Requirements: In the entries below, find the line containing "Output the LaTeX" and the line containing "drivers of implementing\\green". Copy those two lines and everything between them exactly, without the pictures.

Provided records:
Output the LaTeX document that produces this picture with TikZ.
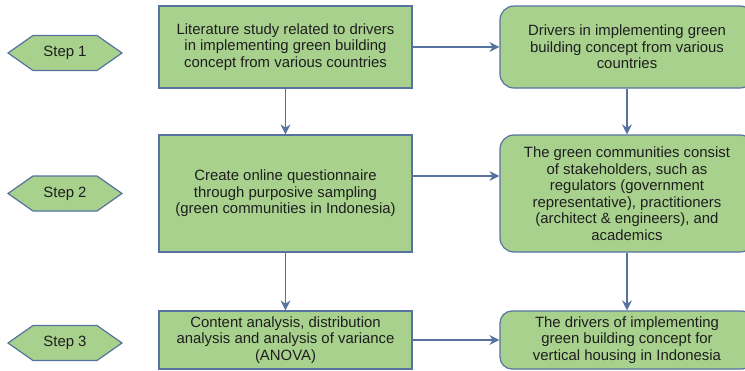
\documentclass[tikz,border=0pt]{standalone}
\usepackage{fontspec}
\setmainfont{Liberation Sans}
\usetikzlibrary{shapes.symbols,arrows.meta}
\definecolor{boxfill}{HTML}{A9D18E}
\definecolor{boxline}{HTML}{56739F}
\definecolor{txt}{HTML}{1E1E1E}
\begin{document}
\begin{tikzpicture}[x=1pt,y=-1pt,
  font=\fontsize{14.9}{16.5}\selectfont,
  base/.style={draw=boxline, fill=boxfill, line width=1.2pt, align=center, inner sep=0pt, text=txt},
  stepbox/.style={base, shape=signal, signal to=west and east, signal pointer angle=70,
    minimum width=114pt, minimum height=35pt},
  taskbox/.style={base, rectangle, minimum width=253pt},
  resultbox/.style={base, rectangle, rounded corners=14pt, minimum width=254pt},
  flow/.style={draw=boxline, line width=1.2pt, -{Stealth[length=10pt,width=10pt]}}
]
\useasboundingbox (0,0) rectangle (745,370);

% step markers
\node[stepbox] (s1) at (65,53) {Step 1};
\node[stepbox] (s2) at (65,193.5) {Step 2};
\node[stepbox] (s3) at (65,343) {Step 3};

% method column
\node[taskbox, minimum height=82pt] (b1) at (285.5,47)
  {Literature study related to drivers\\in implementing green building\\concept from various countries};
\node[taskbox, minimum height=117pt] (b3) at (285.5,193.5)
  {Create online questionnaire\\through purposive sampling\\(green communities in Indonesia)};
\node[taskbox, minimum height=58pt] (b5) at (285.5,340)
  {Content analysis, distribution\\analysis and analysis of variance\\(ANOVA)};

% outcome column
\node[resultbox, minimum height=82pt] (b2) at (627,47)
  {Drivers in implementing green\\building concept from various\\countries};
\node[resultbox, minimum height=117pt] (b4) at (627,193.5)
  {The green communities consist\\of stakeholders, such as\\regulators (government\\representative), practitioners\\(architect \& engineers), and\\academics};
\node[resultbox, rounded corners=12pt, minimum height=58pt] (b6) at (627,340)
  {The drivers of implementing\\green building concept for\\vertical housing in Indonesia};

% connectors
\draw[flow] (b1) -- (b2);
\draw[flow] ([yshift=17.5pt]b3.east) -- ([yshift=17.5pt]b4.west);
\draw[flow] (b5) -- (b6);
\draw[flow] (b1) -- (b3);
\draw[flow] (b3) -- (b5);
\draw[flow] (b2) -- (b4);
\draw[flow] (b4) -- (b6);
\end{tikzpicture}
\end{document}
--
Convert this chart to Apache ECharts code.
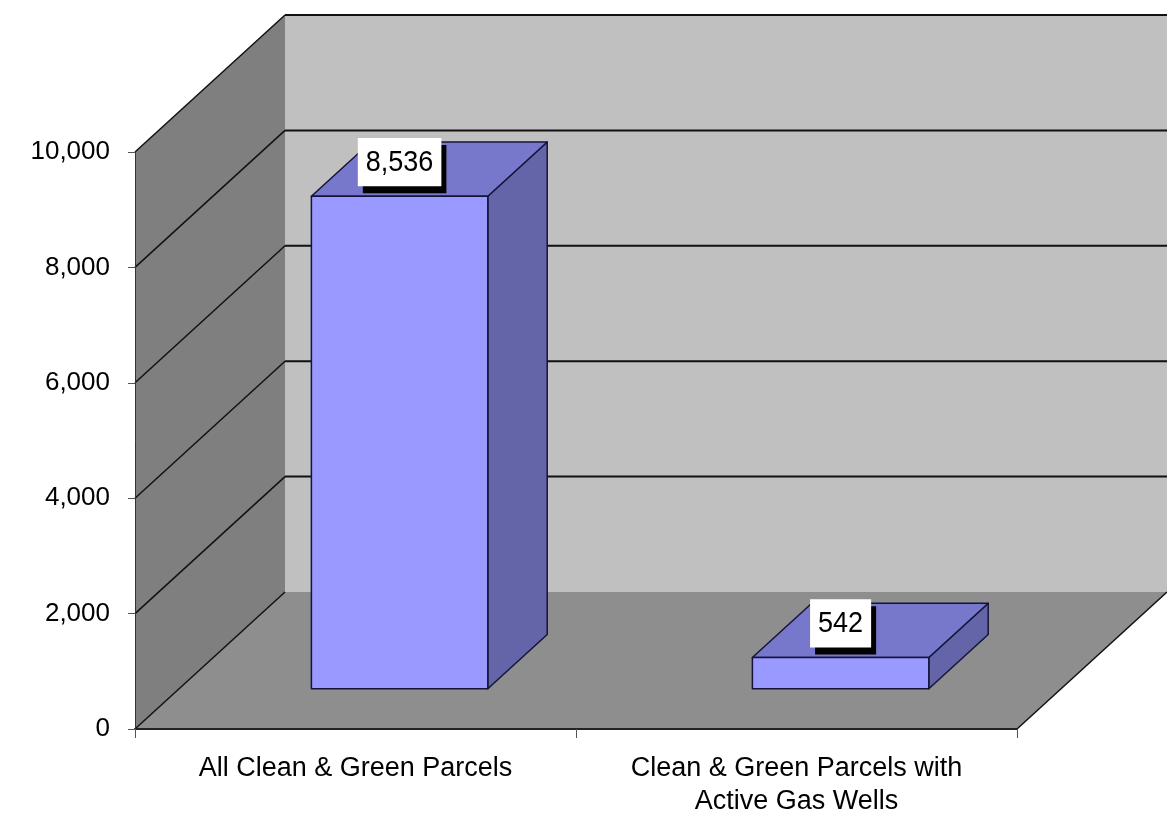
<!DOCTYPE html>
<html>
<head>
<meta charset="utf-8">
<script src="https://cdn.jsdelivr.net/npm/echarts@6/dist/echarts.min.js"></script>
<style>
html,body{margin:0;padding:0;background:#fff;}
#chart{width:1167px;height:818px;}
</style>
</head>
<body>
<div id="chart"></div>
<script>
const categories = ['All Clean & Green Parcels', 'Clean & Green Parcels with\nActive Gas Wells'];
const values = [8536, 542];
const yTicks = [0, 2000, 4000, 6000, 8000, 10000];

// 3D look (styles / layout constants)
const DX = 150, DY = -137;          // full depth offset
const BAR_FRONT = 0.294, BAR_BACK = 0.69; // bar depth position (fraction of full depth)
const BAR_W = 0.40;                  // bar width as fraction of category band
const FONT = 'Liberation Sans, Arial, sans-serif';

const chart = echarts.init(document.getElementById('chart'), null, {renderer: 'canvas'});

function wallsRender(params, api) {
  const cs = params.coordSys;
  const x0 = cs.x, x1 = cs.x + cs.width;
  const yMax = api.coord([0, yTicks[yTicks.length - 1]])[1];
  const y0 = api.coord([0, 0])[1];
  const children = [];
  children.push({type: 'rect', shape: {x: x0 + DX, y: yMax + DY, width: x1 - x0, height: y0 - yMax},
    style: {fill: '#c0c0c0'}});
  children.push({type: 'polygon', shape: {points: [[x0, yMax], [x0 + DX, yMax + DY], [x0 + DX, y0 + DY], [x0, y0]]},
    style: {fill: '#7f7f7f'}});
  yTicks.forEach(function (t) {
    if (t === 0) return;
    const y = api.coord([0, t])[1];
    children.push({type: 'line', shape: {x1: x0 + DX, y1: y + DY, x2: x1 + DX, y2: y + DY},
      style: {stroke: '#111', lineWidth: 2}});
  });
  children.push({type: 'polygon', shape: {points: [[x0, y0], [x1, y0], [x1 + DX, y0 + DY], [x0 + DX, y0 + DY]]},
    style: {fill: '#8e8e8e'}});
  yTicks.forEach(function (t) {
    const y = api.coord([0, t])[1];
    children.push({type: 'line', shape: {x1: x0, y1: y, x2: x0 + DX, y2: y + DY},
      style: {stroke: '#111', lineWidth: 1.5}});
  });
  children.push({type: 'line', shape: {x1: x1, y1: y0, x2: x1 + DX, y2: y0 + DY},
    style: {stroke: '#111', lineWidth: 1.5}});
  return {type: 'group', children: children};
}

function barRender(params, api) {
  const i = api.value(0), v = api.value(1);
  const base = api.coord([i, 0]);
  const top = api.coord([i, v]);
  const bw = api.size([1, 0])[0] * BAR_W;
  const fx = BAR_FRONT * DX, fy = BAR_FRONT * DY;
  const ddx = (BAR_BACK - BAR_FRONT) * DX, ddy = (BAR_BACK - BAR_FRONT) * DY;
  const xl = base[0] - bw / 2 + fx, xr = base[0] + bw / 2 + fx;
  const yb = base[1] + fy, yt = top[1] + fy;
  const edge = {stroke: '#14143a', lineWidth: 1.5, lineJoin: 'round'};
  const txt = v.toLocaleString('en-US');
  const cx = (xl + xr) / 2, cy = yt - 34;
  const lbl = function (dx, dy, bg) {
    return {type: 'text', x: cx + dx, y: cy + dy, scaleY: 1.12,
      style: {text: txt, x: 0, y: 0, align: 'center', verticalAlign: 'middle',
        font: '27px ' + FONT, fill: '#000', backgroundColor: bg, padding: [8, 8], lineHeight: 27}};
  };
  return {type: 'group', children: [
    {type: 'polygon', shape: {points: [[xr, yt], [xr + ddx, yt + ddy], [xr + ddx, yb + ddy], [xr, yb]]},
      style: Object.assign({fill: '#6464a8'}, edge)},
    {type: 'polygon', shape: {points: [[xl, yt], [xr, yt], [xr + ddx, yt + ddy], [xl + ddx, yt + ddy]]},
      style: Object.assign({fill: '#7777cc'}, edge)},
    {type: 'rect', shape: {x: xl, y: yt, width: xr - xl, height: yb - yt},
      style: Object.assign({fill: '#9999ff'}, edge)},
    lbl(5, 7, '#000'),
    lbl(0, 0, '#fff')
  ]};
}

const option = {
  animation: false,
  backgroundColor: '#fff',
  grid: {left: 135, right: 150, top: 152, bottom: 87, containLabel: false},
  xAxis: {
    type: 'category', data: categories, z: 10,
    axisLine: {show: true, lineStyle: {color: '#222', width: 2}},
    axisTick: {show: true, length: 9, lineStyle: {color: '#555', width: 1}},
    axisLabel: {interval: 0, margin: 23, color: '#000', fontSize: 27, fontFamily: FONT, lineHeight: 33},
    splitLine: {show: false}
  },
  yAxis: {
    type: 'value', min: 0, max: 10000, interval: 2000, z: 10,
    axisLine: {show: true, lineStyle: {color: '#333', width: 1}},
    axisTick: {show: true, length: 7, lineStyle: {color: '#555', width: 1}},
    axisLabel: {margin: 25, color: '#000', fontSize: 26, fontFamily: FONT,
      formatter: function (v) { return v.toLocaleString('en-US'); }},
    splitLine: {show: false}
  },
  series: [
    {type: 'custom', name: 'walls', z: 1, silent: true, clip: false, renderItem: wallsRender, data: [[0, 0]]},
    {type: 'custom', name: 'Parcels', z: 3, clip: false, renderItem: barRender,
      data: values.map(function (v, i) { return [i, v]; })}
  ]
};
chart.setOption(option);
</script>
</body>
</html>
--
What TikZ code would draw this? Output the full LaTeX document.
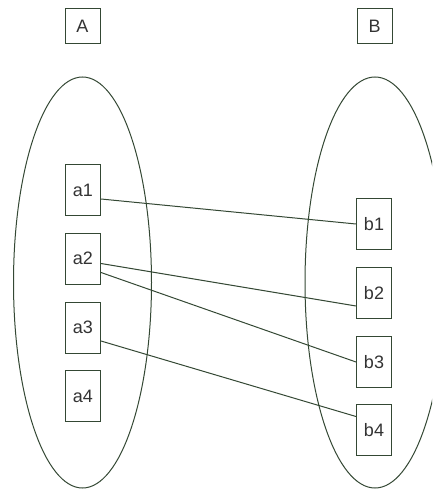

Exercise answer:
Output the LaTeX document that produces this picture with TikZ.
\documentclass[tikz,border=0pt]{standalone}
\usepackage{fontspec}
\setmainfont{Liberation Sans}
\usetikzlibrary{shapes.symbols,arrows.meta}
\definecolor{boxfill}{HTML}{A9D18E}
\definecolor{boxline}{HTML}{56739F}
\definecolor{txt}{HTML}{1E1E1E}
\begin{document}
\begin{tikzpicture}[x=1pt,y=-1pt,
  font=\fontsize{14.9}{16.5}\selectfont,
  base/.style={draw=boxline, fill=boxfill, line width=1.2pt, align=center, inner sep=0pt, text=txt},
  stepbox/.style={base, shape=signal, signal to=west and east, signal pointer angle=70,
    minimum width=114pt, minimum height=35pt},
  taskbox/.style={base, rectangle, minimum width=253pt},
  resultbox/.style={base, rectangle, rounded corners=14pt, minimum width=254pt},
  flow/.style={draw=boxline, line width=1.2pt, -{Stealth[length=10pt,width=10pt]}}
]
\useasboundingbox (0,0) rectangle (745,370);

% step markers
\node[stepbox] (s1) at (65,53) {Step 1};
\node[stepbox] (s2) at (65,193.5) {Step 2};
\node[stepbox] (s3) at (65,343) {Step 3};

% method column
\node[taskbox, minimum height=82pt] (b1) at (285.5,47)
  {Literature study related to drivers\\in implementing green building\\concept from various countries};
\node[taskbox, minimum height=117pt] (b3) at (285.5,193.5)
  {Create online questionnaire\\through purposive sampling\\(green communities in Indonesia)};
\node[taskbox, minimum height=58pt] (b5) at (285.5,340)
  {Content analysis, distribution\\analysis and analysis of variance\\(ANOVA)};

% outcome column
\node[resultbox, minimum height=82pt] (b2) at (627,47)
  {Drivers in implementing green\\building concept from various\\countries};
\node[resultbox, minimum height=117pt] (b4) at (627,193.5)
  {The green communities consist\\of stakeholders, such as\\regulators (government\\representative), practitioners\\(architect \& engineers), and\\academics};
\node[resultbox, rounded corners=12pt, minimum height=58pt] (b6) at (627,340)
  {The drivers of implementing\\green building concept for\\vertical housing in Indonesia};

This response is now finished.